— Work to do —
In the lines below, output everything from the first line through the line containing "from matplotlib.lines import Line2D" exactly as it is. Pictures are not part of the output.

— Available data —
----

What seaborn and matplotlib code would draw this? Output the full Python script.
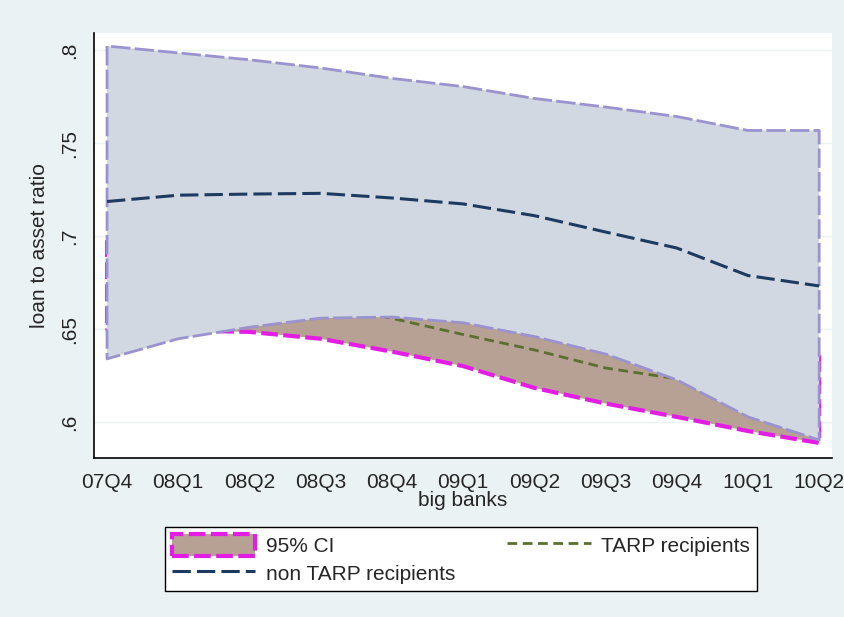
import numpy as np
import pandas as pd
import matplotlib
matplotlib.use("Agg")
import matplotlib.pyplot as plt
import seaborn as sns
from matplotlib.patches import Patch
from matplotlib.lines import Line2D

# ---- data ----
quarters = ["07Q4", "08Q1", "08Q2", "08Q3", "08Q4", "09Q1", "09Q2", "09Q3", "09Q4", "10Q1", "10Q2"]
nontarp_mean = [0.7188, 0.7222, 0.7228, 0.7232, 0.7207, 0.7175, 0.7112, 0.7024, 0.6938, 0.6790, 0.6734]
nontarp_upper = [0.8024, 0.7987, 0.7950, 0.7906, 0.7850, 0.7806, 0.7742, 0.7696, 0.7645, 0.7570, 0.7570]
nontarp_lower = [0.6342, 0.6450, 0.6512, 0.6561, 0.6567, 0.6536, 0.6462, 0.6368, 0.6229, 0.6030, 0.5906]
tarp_mean = [0.6740, 0.6720, 0.6680, 0.6630, 0.6560, 0.6473, 0.6390, 0.6293, 0.6235, 0.6170, 0.6130]
tarp_upper = [0.6980, 0.6930, 0.6880, 0.6830, 0.6770, 0.6700, 0.6620, 0.6550, 0.6480, 0.6420, 0.6380]
tarp_lower = [0.6504, 0.6495, 0.6487, 0.6450, 0.6381, 0.6303, 0.6186, 0.6102, 0.6030, 0.5954, 0.5890]
yticks = [0.6, 0.65, 0.7, 0.75, 0.8]
ytick_labels = [".6", ".65", ".7", ".75", ".8"]
legend_labels = ["95% CI", "non TARP recipients", "TARP recipients"]

# ---- styling ----
sns.set_style("white")
plt.rcParams["font.family"] = ["Liberation Sans", "DejaVu Sans"]

BG = "#eaf2f3"
GREY_FILL = "#d1d8e1"
LAVENDER = "#9a93cf"
BROWN = "#b7a094"
MAGENTA = "#e41de4"
NAVY = "#1d3a60"
OLIVE = "#5b6f30"

df = pd.DataFrame({
    "q": np.arange(len(quarters)),
    "nontarp": nontarp_mean,
    "tarp": tarp_mean,
})

fig = plt.figure(figsize=(8.44, 6.17), dpi=100, facecolor=BG)
ax = fig.add_axes([94 / 844, 1 - 458 / 617, (832 - 94) / 844, (458 - 33) / 617])
ax.set_facecolor("white")

x = df["q"].values

# grid lines
for yv in yticks:
    ax.axhline(yv, color=BG, lw=1.0, zorder=0.5)

# TARP CI (drawn first, partly hidden)
ax.fill_between(x, tarp_lower, tarp_upper, facecolor=BROWN, edgecolor=MAGENTA,
                linewidth=3.0, linestyle=(0, (4, 1.3)), zorder=1)
# TARP line
sns.lineplot(data=df, x="q", y="tarp", ax=ax, color=OLIVE, linewidth=2.0, zorder=1.5)
ax.lines[-1].set_dashes([3.5, 2])

# non-TARP CI
ax.fill_between(x, nontarp_lower, nontarp_upper, facecolor=GREY_FILL, edgecolor=LAVENDER,
                linewidth=2.0, linestyle=(0, (7, 1.5)), zorder=2)
# non-TARP line
sns.lineplot(data=df, x="q", y="nontarp", ax=ax, color=NAVY, linewidth=2.2, zorder=3)
ax.lines[-1].set_dashes([6, 2])

# axes
ax.set_xlim(-0.183, 10.18)
ax.set_ylim(0.5809, 0.8094)
ax.set_xticks(x)
ax.set_xticklabels(quarters, fontsize=15)
ax.set_yticks(yticks)
ax.set_yticklabels(ytick_labels, fontsize=15, rotation=90, va="center")
ax.tick_params(axis="both", direction="out", length=7, width=1.2, color="black", pad=4)
ax.tick_params(axis="x", pad=4)
for s in ["top", "right"]:
    ax.spines[s].set_visible(False)
for s in ["left", "bottom"]:
    ax.spines[s].set_color("black")
    ax.spines[s].set_linewidth(1.2)

ax.set_xlabel("big banks", fontsize=15, labelpad=-1)
ax.set_ylabel("loan to asset ratio", fontsize=15, labelpad=8)

# legend
handles = [
    Patch(facecolor=BROWN, edgecolor=MAGENTA, linewidth=3, linestyle=(0, (4, 1.3))),
    Line2D([], [], color=NAVY, linewidth=2.2, dashes=[6, 2]),
    Line2D([], [], color=OLIVE, linewidth=2.0, dashes=[3.5, 2]),
]
leg = fig.legend(handles, legend_labels, ncol=2, loc="upper center",
                 bbox_to_anchor=(461 / 844, 1 - 527 / 617), fontsize=15,
                 frameon=True, fancybox=False, shadow=False, edgecolor="black",
                 facecolor="white", handlelength=4.0, handleheight=1.25,
                 handletextpad=0.5, columnspacing=2.5, borderpad=0.35,
                 labelspacing=0.25, borderaxespad=0)
leg.get_frame().set_linewidth(1.0)
leg.get_frame().set_alpha(1)

fig.savefig("out.png", dpi=100, facecolor=BG)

----

— Final result —
What seaborn and matplotlib code would draw this? Output the full Python script.
import numpy as np
import pandas as pd
import matplotlib
matplotlib.use("Agg")
import matplotlib.pyplot as plt
import seaborn as sns
from matplotlib.patches import Patch
from matplotlib.lines import Line2D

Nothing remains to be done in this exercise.